EXERCISE DESCRIPTION:
For this exercise, output only the lines between the "Generate a component" line and the "const labelAngleShiftDeg = [0, -0.8, -2.5, -3.4];" line, both of them included, and skip all pictures.

RECORDS:
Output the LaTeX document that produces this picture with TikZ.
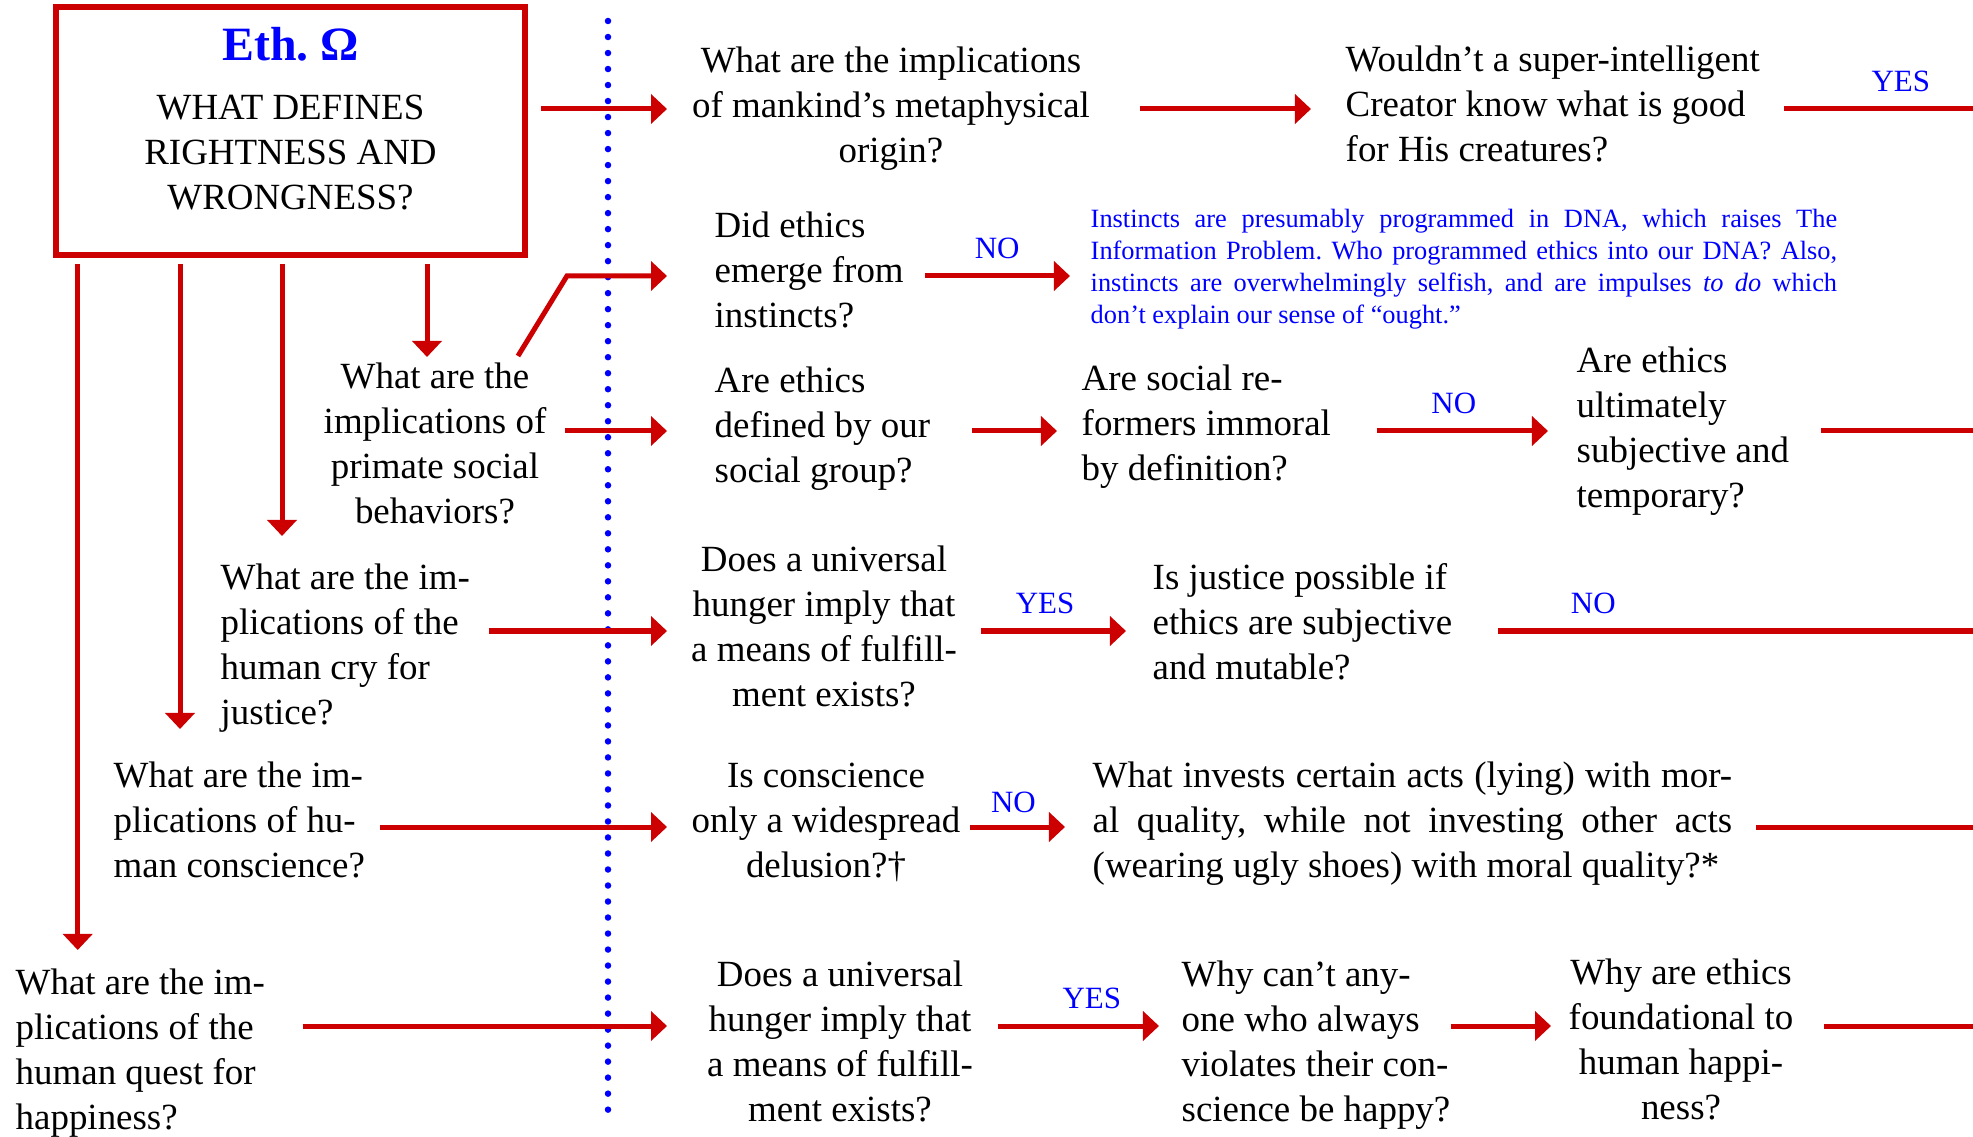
\documentclass[tikz,border=0pt]{standalone}
\usepackage{fontspec}
\setmainfont{Liberation Serif}
\usetikzlibrary{arrows.meta}
\definecolor{ethred}{RGB}{204,0,0}
\definecolor{ethblue}{RGB}{0,0,255}
\newcommand{\qsize}{\fontsize{10.5}{12.8}\selectfont}
\newcommand{\notesize}{\fontsize{7.5}{9.1}\selectfont}
\newcommand{\lblsize}{\fontsize{8.8}{10.5}\selectfont}
\newcommand{\omegasize}{\fontsize{13.6}{16}\selectfont\bfseries}
\newcommand{\jline}[2]{\makebox[#1][s]{#2}}
\frenchspacing
\tikzset{
  ques/.style={font=\qsize, inner sep=0pt},
  quesl/.style={ques, anchor=north west, align=left},
  quesc/.style={ques, anchor=north, align=center},
  arr/.style={ethred, line width=0.05cm, -{Triangle[length=0.16cm,width=0.29cm]}},
  rline/.style={ethred, line width=0.05cm},
  lbl/.style={font=\lblsize, text=ethblue, inner sep=0pt, above=0.15cm},
}
\begin{document}
\begin{tikzpicture}[x=0.01cm, y=-0.01cm]
  \useasboundingbox (0,0) rectangle (1973,1137);
  % title box
  \node[draw=ethred, line width=0.045cm, minimum width=4.71cm, minimum height=2.5cm, inner sep=0pt] (box) at (290.5,131) {};
  \draw[ethred, line width=0.015cm] ([shift={(0.055cm,-0.055cm)}]box.north west) rectangle ([shift={(-0.055cm,0.055cm)}]box.south east);
  \node[font=\omegasize, text=ethblue, anchor=base, inner sep=0pt] (omega) at (290.5,61) {Eth. Ω};
  \node[quesc] (defq) at (290.5,87) {\strut WHAT DEFINES\\RIGHTNESS AND\\WRONGNESS?};
  % divider
  \draw[ethblue, line width=0.065cm, line cap=round, dash pattern=on 0pt off 0.16cm] (608,21) -- (608,1115);
  % rows
  \coordinate (gate) at (667,0);
  \coordinate (edge) at (1973,0);
  \coordinate (r1) at (0,109);
  \coordinate (r2) at (0,276);
  \coordinate (r3) at (0,431);
  \coordinate (r4) at (0,631);
  \coordinate (r5) at (0,827);
  \coordinate (r6) at (0,1026);
  % questions
  \node[quesc] (meta) at (891,40) {\strut What are the implications\\of mankind’s metaphysical\\origin?};
  \node[quesl] (creator) at (1345,39) {\strut Wouldn’t a super-intelligent\\Creator know what is good\\for His creatures?};
  \node[quesl] (instincts) at (714,205) {\strut Did ethics\\emerge from\\instincts?};
  \node[font=\notesize, text=ethblue, inner sep=0pt, anchor=north west, align=left] (dna) at (1090,204.6)
    {\strut\jline{7.46cm}{Instincts are presumably programmed in DNA, which raises The}\\
     \jline{7.46cm}{Information Problem. Who programmed ethics into our DNA? Also,}\\
     \jline{7.46cm}{instincts are overwhelmingly selfish, and are impulses \textit{to do} which}\\
     don’t explain our sense of “ought.”};
  \node[quesc] (primate) at (435,356) {\strut What are the\\implications of\\primate social\\behaviors?};
  \node[quesl] (group) at (714,360) {\strut Are ethics\\defined by our\\social group?};
  \node[quesl] (reform) at (1081,358) {\strut Are social re-\\formers immoral\\by definition?};
  \node[quesl] (subj) at (1576,340) {\strut Are ethics\\ultimately\\subjective and\\temporary?};
  \node[quesl] (justice) at (220,557) {\strut What are the im-\\plications of the\\human cry for\\justice?};
  \node[quesc] (hunger) at (824,539) {\strut Does a universal\\hunger imply that\\a means of fulfill-\\ment exists?};
  \node[quesl] (mutable) at (1152,557) {\strut Is justice possible if\\ethics are subjective\\and mutable?};
  \node[quesl] (conscience) at (113,755) {\strut What are the im-\\plications of hu-\\man conscience?};
  \node[quesc] (delusion) at (826,755) {\strut Is conscience\\only a widespread\\delusion?†};
  \node[quesl] (invests) at (1092,755)
    {\strut\jline{6.39cm}{What invests certain acts (lying) with mor-}\\
     \jline{6.39cm}{al quality, while not investing other acts}\\
     (wearing ugly shoes) with moral quality?*};
  \node[quesl] (quest) at (15,962) {\strut What are the im-\\plications of the\\human quest for\\happiness?};
  \node[quesc] (hunger2) at (840,954) {\strut Does a universal\\hunger imply that\\a means of fulfill-\\ment exists?};
  \node[quesl] (violates) at (1181,954) {\strut Why can’t any-\\one who always\\violates their con-\\science be happy?};
  \node[quesc] (found) at (1681,952) {\strut Why are ethics\\foundational to\\human happi-\\ness?};
  % arrows down from the box
  \coordinate (tip1) at (77.7,950);
  \coordinate (tip2) at (180,729);
  \coordinate (tip3) at (282,536);
  \coordinate (tip4) at (427,357);
  \foreach \t in {tip1,tip2,tip3,tip4}
    \draw[arr, shorten <=0.06cm] (box.south -| \t) -- (\t);
  % row 1
  \draw[arr, shorten <=0.13cm] (box.east |- r1) -- (gate |- r1);
  \draw[arr, shorten <=0.49cm, shorten >=0.34cm] (meta.east |- r1) -- (creator.west |- r1);
  \draw[rline, shorten <=0.24cm] (creator.east |- r1) -- node[lbl, pos=0.66] (yes1) {YES} (edge |- r1);
  % row 2
  \draw[arr] ([xshift=-0.29cm]primate.north east) -- ([xshift=-1cm]gate |- r2) -- (gate |- r2);
  \draw[arr, shorten <=0.21cm, shorten >=0.2cm] (instincts.east |- r2) -- node[lbl] (no1) {NO} (dna.west |- r2);
  % row 3
  \draw[arr, shorten <=0.18cm] (primate.east |- r3) -- (gate |- r3);
  \draw[arr, shorten <=0.41cm, shorten >=0.24cm] (group.east |- r3) -- (reform.west |- r3);
  \draw[arr, shorten <=0.45cm, shorten >=0.28cm] (reform.east |- r3) -- node[lbl] (no2) {NO} (subj.west |- r3);
  \draw[rline, shorten <=0.31cm] (subj.east |- r3) -- (edge |- r3);
  % row 4
  \draw[arr, shorten <=0.18cm] (justice.east |- r4) -- (gate |- r4);
  \draw[arr, shorten <=0.23cm, shorten >=0.26cm] (hunger.east |- r4) -- node[lbl, pos=0.45] (yes2) {YES} (mutable.west |- r4);
  \draw[rline, shorten <=0.45cm] (mutable.east |- r4) -- node[lbl, pos=0.27] (no3) {NO} (edge |- r4);
  % row 5
  \draw[arr, shorten <=0.14cm] (conscience.east |- r5) -- (gate |- r5);
  \draw[arr, shorten <=0.09cm, shorten >=0.27cm] (delusion.east |- r5) -- node[lbl, pos=0.4, yshift=-0.03cm] (no4) {NO} (invests.west |- r5);
  \draw[rline, shorten <=0.23cm] (invests.east |- r5) -- (edge |- r5);
  % row 6
  \draw[arr, shorten <=0.37cm] (quest.east |- r6) -- (gate |- r6);
  \draw[arr, shorten <=0.24cm, shorten >=0.22cm] (hunger2.east |- r6) -- node[lbl, pos=0.57] (yes3) {YES} (violates.west |- r6);
  \draw[arr, shorten >=0.17cm] (violates.east |- r6) -- (found.west |- r6);
  \draw[rline, shorten <=0.3cm] (found.east |- r6) -- (edge |- r6);
\end{tikzpicture}
\end{document}
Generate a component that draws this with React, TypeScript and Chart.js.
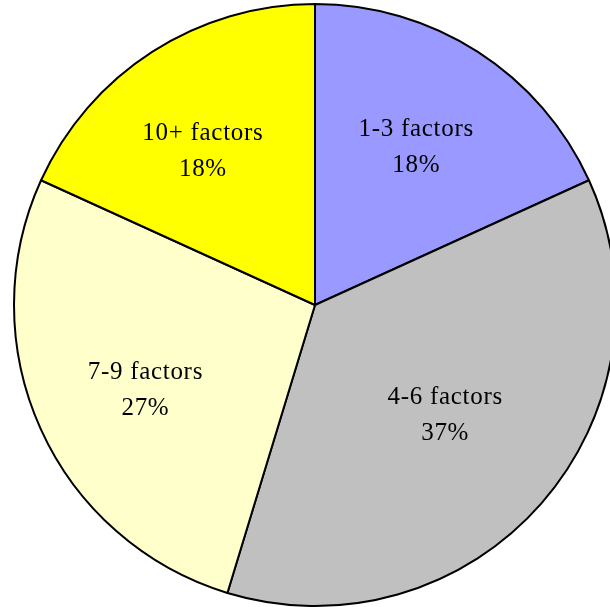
import React, { useEffect, useRef } from "react";
import { Chart, registerables } from "chart.js";

Chart.register(...registerables);

// ---- data ----
const categories = ["1-3 factors", "4-6 factors", "7-9 factors", "10+ factors"];
const shares = [18.2, 36.5, 27.1, 18.2];
const percentLabels = ["18%", "37%", "27%", "18%"];

// ---- styling ----
const sliceColors = ["#9999FF", "#C0C0C0", "#FFFFCC", "#FFFF00"];
const labelRadius = [187, 171, 190, 190];
const labelAngleShiftDeg = [0, -0.8, -2.5, -3.4];

const labelPlugin = {
  id: "sliceLabels",
  afterDatasetsDraw(chart: any) {
    const ctx = chart.ctx;
    const meta = chart.getDatasetMeta(0);
    ctx.save();
    ctx.fillStyle = "#000";
    ctx.font = '25px "Liberation Serif", "Times New Roman", serif';
    try { (ctx as any).letterSpacing = "0.7px"; } catch (e) {}
    ctx.textAlign = "center";
    ctx.textBaseline = "middle";
    meta.data.forEach((arc: any, i: number) => {
      const p = arc.getProps(["x", "y", "startAngle", "endAngle"], true);
      const mid = (p.startAngle + p.endAngle) / 2 + (labelAngleShiftDeg[i] * Math.PI) / 180;
      const cx = p.x + Math.cos(mid) * labelRadius[i];
      const cy = p.y + Math.sin(mid) * labelRadius[i];
      ctx.fillText(categories[i], cx, cy - 18);
      ctx.fillText(percentLabels[i], cx, cy + 18);
    });
    ctx.restore();
  },
};

export default function App() {
  const ref = useRef<HTMLCanvasElement | null>(null);
  useEffect(() => {
    if (!ref.current) return;
    const chart = new Chart(ref.current, {
      type: "pie",
      data: {
        labels: categories,
        datasets: [
          {
            data: shares,
            backgroundColor: sliceColors,
            borderColor: "#000000",
            borderWidth: 2,
            clip: false as any,
          } as any,
        ],
      },
      options: {
        responsive: false,
        animation: false,
        radius: 301,
        layout: { padding: { left: 20, right: 0, top: 3, bottom: 0 } },
        plugins: {
          legend: { display: false },
          tooltip: { enabled: false },
        },
      } as any,
      plugins: [labelPlugin],
    });
    return () => chart.destroy();
  }, []);
  return (
    <div style={{ position: "fixed", left: 0, top: 0, width: 610, height: 607, overflow: "hidden", background: "#fff" }}>
      <canvas ref={ref} width={610} height={607} style={{ display: "block" }} />
    </div>
  );
}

EXERCISE SOLUTION:
Generate a component that draws this with React, TypeScript and Chart.js.
import React, { useEffect, useRef } from "react";
import { Chart, registerables } from "chart.js";

Chart.register(...registerables);

// ---- data ----
const categories = ["1-3 factors", "4-6 factors", "7-9 factors", "10+ factors"];
const shares = [18.2, 36.5, 27.1, 18.2];
const percentLabels = ["18%", "37%", "27%", "18%"];

// ---- styling ----
const sliceColors = ["#9999FF", "#C0C0C0", "#FFFFCC", "#FFFF00"];
const labelRadius = [187, 171, 190, 190];
const labelAngleShiftDeg = [0, -0.8, -2.5, -3.4];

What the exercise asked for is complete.